I must confess I sent my first cortado back as I didn’t like the infusion between the milk and espresso, but the second one was worth the fussiness.
Kafi Cafe inside LUSH, Oxford Street (new)
I heard about this cafe when scrolling through HasBean instagram feed and was shocked to know that there was actually speciality coffee shop on Oxford Street itself (the rents are crazy). In short, HasBean is one of the most respected coffee roasters in England, haling from the very northern part, Huddersfield so I was excited to taste their coffees after several years (I used to order online several years ago). Located on the first floor of LUSH – a very smelly soap shop – you will be greeted at the top of the stirs with an array of coffee to your left and a lime green Black Eagle espresso machine. I ordered a cortado as usual (this is the main coffee I order if I’m craving milk based but want a higher proportion of coffee in the afternoon).
Nice cup of coffee using Ethiopian beans with hints of fruit and caramel. Kafi actually have a bigger shop located a few minutes away at 20 Cleveland Street. Highly recommended.
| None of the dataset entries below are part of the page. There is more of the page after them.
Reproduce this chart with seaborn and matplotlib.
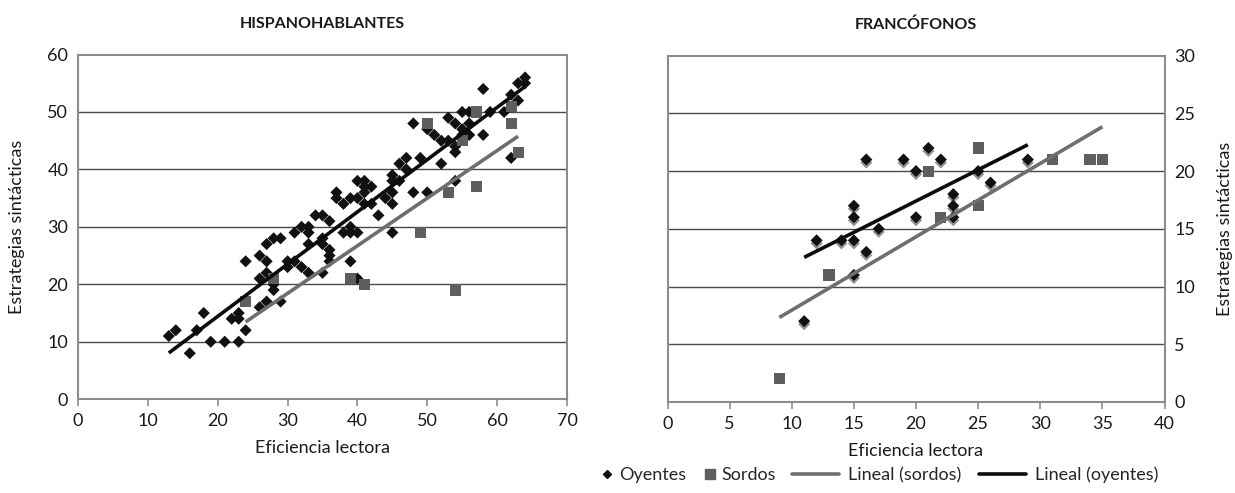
import matplotlib
matplotlib.use("Agg")
import matplotlib.pyplot as plt
import matplotlib.patheffects as pe
from matplotlib.lines import Line2D
import seaborn as sns

# ---------------- data ----------------
# HISPANOHABLANTES - oyentes (hearing)
es_oy_x = [13, 14, 16, 17, 18, 19, 21, 23, 22, 23, 23, 24, 24, 26, 26, 26, 27, 27, 27, 27,
           28, 29, 28, 28, 29, 30, 30, 31, 31, 32, 33, 33, 32, 33, 34, 35, 35, 35, 36, 36,
           36, 36, 33, 35, 38, 39, 39, 40, 39, 40, 37, 37, 38, 39, 40, 41, 41, 40, 41, 41,
           42, 42, 43, 44, 45, 45, 45, 45, 45, 46, 46, 47, 47, 48, 48, 49, 50, 50, 51, 52,
           52, 53, 53, 54, 54, 54, 54, 55, 56, 55, 55, 56, 56, 58, 58, 59, 61, 62, 62, 63,
           63, 64, 64]
es_oy_y = [11, 12, 8, 12, 15, 10, 10, 10, 14, 15, 14, 12, 24, 25, 21, 16, 27, 24, 22, 17,
           28, 28, 20, 19, 17, 24, 23, 29, 24, 30, 30, 29, 23, 22, 32, 32, 28, 27, 26, 25,
           24, 31, 27, 22, 29, 30, 29, 29, 24, 21, 36, 35, 34, 35, 38, 38, 37, 35, 36, 34,
           37, 34, 32, 35, 36, 34, 29, 39, 38, 38, 41, 42, 40, 48, 36, 42, 47, 36, 46, 45,
           41, 49, 45, 48, 44, 43, 38, 50, 50, 47, 46, 48, 46, 54, 46, 50, 50, 53, 42, 55,
           52, 56, 55]
# HISPANOHABLANTES - sordos (deaf)
es_so_x = [24, 28, 39, 41, 49, 50, 53, 54, 55, 57, 57, 62, 62, 63]
es_so_y = [17, 21, 21, 20, 29, 48, 36, 19, 45, 37, 50, 51, 48, 43]

# FRANCÓFONOS - oyentes
fr_oy_x = [11, 12, 14, 15, 15, 15, 15, 16, 16, 17, 19, 20, 20, 21, 22, 23, 23, 23, 25, 26, 29]
fr_oy_y = [7, 14, 14, 14, 11, 16, 17, 13, 21, 15, 21, 20, 16, 22, 21, 18, 17, 16, 20, 19, 21]
# FRANCÓFONOS - sordos
fr_so_x = [9, 13, 21, 22, 25, 25, 31, 34, 35]
fr_so_y = [2, 11, 20, 16, 22, 17, 21, 21, 21]

titles = ["HISPANOHABLANTES", "FRANCÓFONOS"]
xlabel = "Eficiencia lectora"
ylabel = "Estrategias sintácticas"
legend_labels = ["Oyentes", "Sordos", "Lineal (sordos)", "Lineal (oyentes)"]

# ---------------- style ----------------
sns.set_theme(style="white")
plt.rcParams["font.family"] = ["Lato", "DejaVu Sans"]

C_DIAM = "#111111"
C_SQ = "#5e5e5e"
C_LSO = "#6e6e6e"
C_LOY = "#0c0c0c"
C_GRID = "#4a4a4a"
C_SPINE = "#8c8c8c"
C_TXT = "#1a1a1a"
FS = 13

W, H = 1235, 493
fig = plt.figure(figsize=(W / 100, H / 100), dpi=100)
ax1 = fig.add_axes([78 / W, (H - 399.2) / H, (567 - 78) / W, (399.2 - 54.5) / H])
ax2 = fig.add_axes([667.5 / W, (H - 402) / H, (1164.5 - 667.5) / W, (402 - 55.6) / H])


def draw(ax, ox, oy, sx, sy, shadow=False):
    sc = sns.scatterplot(x=ox, y=oy, marker="D", s=38, color=C_DIAM, edgecolor="none",
                         ax=ax, zorder=3)
    if shadow:
        sc.collections[-1].set_path_effects(
            [pe.SimplePatchShadow(offset=(0, -2.2), shadow_rgbFace="#777777", alpha=0.8),
             pe.Normal()])
    sns.scatterplot(x=sx, y=sy, marker="s", s=64, color=C_SQ, edgecolor="none",
                    ax=ax, zorder=4)
    sns.regplot(x=sx, y=sy, scatter=False, ci=None, truncate=True, color=C_LSO,
                line_kws={"lw": 2.6, "zorder": 5, "solid_capstyle": "butt"}, ax=ax)
    sns.regplot(x=ox, y=oy, scatter=False, ci=None, truncate=True, color=C_LOY,
                line_kws={"lw": 2.6, "zorder": 6, "solid_capstyle": "butt"}, ax=ax)


draw(ax1, es_oy_x, es_oy_y, es_so_x, es_so_y)
draw(ax2, fr_oy_x, fr_oy_y, fr_so_x, fr_so_y, shadow=True)

ax1.set_xlim(0, 70)
ax1.set_ylim(0, 60)
ax1.set_xticks(range(0, 71, 10))
ax1.set_yticks(range(0, 61, 10))
ax2.set_xlim(0, 40)
ax2.set_ylim(0, 30)
ax2.set_xticks(range(0, 41, 5))
ax2.set_yticks(range(0, 31, 5))
ax2.yaxis.tick_right()
ax2.yaxis.set_label_position("right")

for ax, t in zip((ax1, ax2), titles):
    ax.grid(False)
    for v in ax.get_yticks()[1:-1]:
        ax.axhline(v, color=C_GRID, lw=1.0, zorder=1)
    for s in ax.spines.values():
        s.set_color(C_SPINE)
        s.set_linewidth(1.5)
        s.set_visible(True)
    ax.tick_params(axis="x", direction="out", length=5, width=1.2, color=C_SPINE,
                   labelsize=FS, pad=5, labelcolor=C_TXT, bottom=True)
    ax.tick_params(axis="y", length=0, labelsize=FS, pad=7, labelcolor=C_TXT)
    ax.set_xlabel(xlabel, fontsize=FS, labelpad=8, color=C_TXT)
    ax.set_title(t, fontsize=11.5, fontweight="bold", pad=19, color=C_TXT)

ax1.set_ylabel(ylabel, fontsize=FS, labelpad=16, color=C_TXT)
ax2.set_ylabel(ylabel, fontsize=FS, labelpad=16, color=C_TXT, rotation=90)

h_mark = [
    Line2D([], [], marker="D", color=C_DIAM, linestyle="none", markersize=4.5),
    Line2D([], [], marker="s", color=C_SQ, linestyle="none", markersize=6.5),
]
h_line = [
    Line2D([], [], color=C_LSO, lw=2.6),
    Line2D([], [], color=C_LOY, lw=2.6),
]
ly = 1 - 475 / H
fig.legend(h_mark, legend_labels[:2], loc="center left", bbox_to_anchor=(602 / W, ly),
           ncol=2, frameon=False, fontsize=FS, handlelength=0.6, handletextpad=0.35,
           columnspacing=1.0, borderpad=0, borderaxespad=0)
fig.legend(h_line, legend_labels[2:], loc="center left", bbox_to_anchor=(792 / W, ly),
           ncol=2, frameon=False, fontsize=FS, handlelength=2.6, handletextpad=0.5,
           columnspacing=1.0, borderpad=0, borderaxespad=0)

fig.savefig("out.png", dpi=100)
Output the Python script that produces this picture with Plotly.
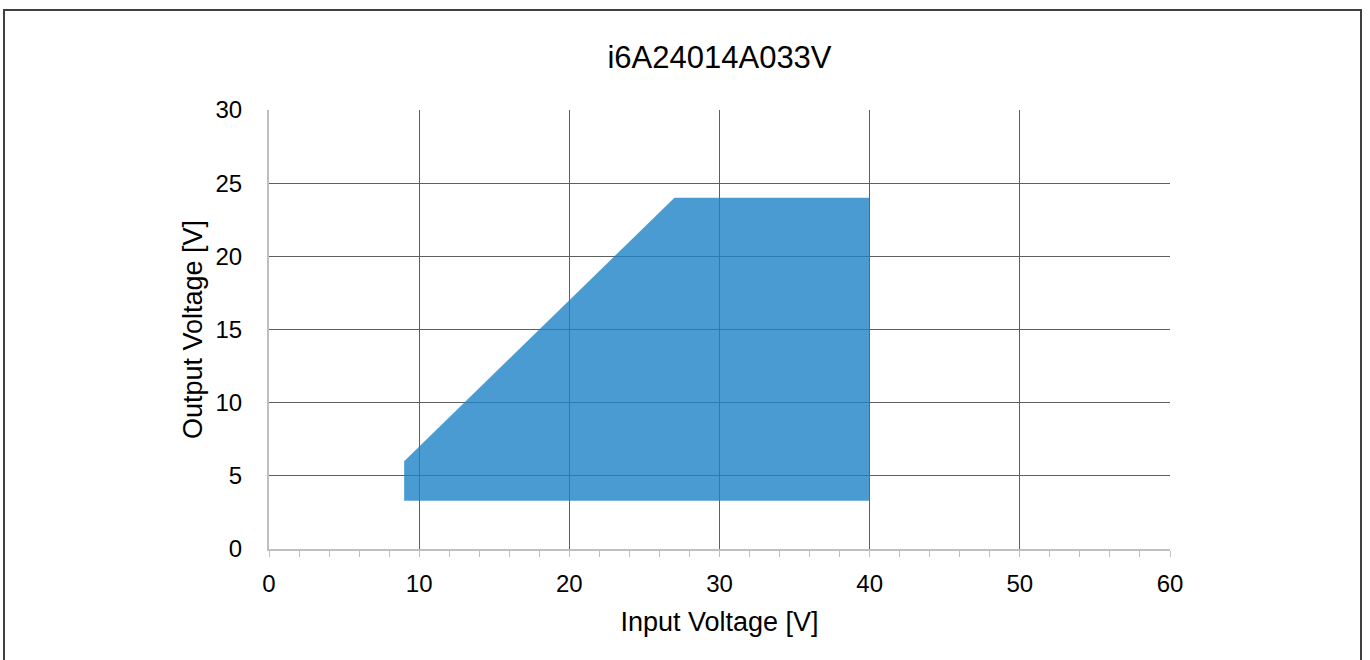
import plotly.graph_objects as go

# Operating area polygon (Input Voltage [V], Output Voltage [V])
vin = [9, 9, 27, 40, 40, 9]
vout = [3.3, 6, 24, 24, 3.3, 3.3]

title_text = "i6A24014A033V"
x_title = "Input Voltage [V]"
y_title = "Output Voltage [V]"
x_ticks = [0, 10, 20, 30, 40, 50, 60]
y_ticks = [0, 5, 10, 15, 20, 25, 30]

W, H = 1370, 660
L, T = 269, 110
pw, ph = 901, 439
R, B = W - L - pw, H - T - ph

fig = go.Figure()
fig.add_trace(go.Scatter(
    x=vin, y=vout, mode="lines", fill="toself",
    fillcolor="rgba(30,130,200,0.8)", line=dict(width=0),
    hoverinfo="skip", showlegend=False,
))

font = "Liberation Sans, Arial, sans-serif"
fig.update_layout(
    width=W, height=H,
    margin=dict(l=L, r=R, t=T, b=B),
    paper_bgcolor="white", plot_bgcolor="white",
    font=dict(family=font, color="#000000", size=24),
    title=dict(text=title_text, x=(L + pw / 2) / W, xanchor="center",
               y=1 - 57 / H, yanchor="middle", font=dict(size=31, family=font)),
    xaxis=dict(
        range=[0, 60], tickvals=x_ticks, ticktext=[str(v) for v in x_ticks],
        showgrid=True, gridcolor="#5f5f5f", gridwidth=1,
        showline=True, linecolor="#bfbfbf", linewidth=2,
        ticks="outside", ticklen=6, tickcolor="#bfbfbf", tickwidth=1,
        minor=dict(dtick=2, ticks="outside", ticklen=6, tickcolor="#bfbfbf", showgrid=False),
        zeroline=False, fixedrange=True, ticklabelstandoff=6,
        title=dict(text=x_title, standoff=16, font=dict(size=27)),
        tickfont=dict(size=24),
    ),
    yaxis=dict(
        range=[0, 30], tickvals=y_ticks, ticktext=[str(v) for v in y_ticks],
        showgrid=True, gridcolor="#5f5f5f", gridwidth=1,
        showline=True, linecolor="#bfbfbf", linewidth=2,
        ticks="", zeroline=False, fixedrange=True, ticklabelstandoff=20,
        title=dict(text=y_title, standoff=5, font=dict(size=27)),
        tickfont=dict(size=24),
    ),
)

# outer chart frame
fig.add_shape(type="rect", xref="paper", yref="paper",
              x0=(4 - L) / pw, x1=(1361 - L) / pw,
              y0=(H - T - 720) / ph, y1=(H - T - 11) / ph,
              line=dict(color="#404040", width=2), fillcolor="rgba(0,0,0,0)",
              layer="above")

fig.write_html("out.html", config={"displayModeBar": False},
               post_script="document.body.style.margin='0px';")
Grind at Soho, 19 Beak Street, off Carnaby Street (classic)
I’ve been here many times when I’ve been in the area craving specialty coffee and so this time was the same. Again I went for a cortado or as it a short cortado
The barista wasn’t the friendliest – I’m not sure if Brexit and the service based industry is doing well with grumpy baristi and n general service staff. I digress but back to the coffee. Yes it was nice and once the barista saw that I was enjoying it, she was a bit more receptive, asking what I thought. Luckily for me I prioritise substance over fluffiness.
In summary, you will be spoilt for choice when you visit London, which host tons of specialty coffee shops. They may not be the friendliest, as I have become accustomed to very friendly baristi customer service in cafes in Dubai but they will be passionate about preparing your cup of coffee – just don’t film them without permission nor expect to chat with them about the coffee and more.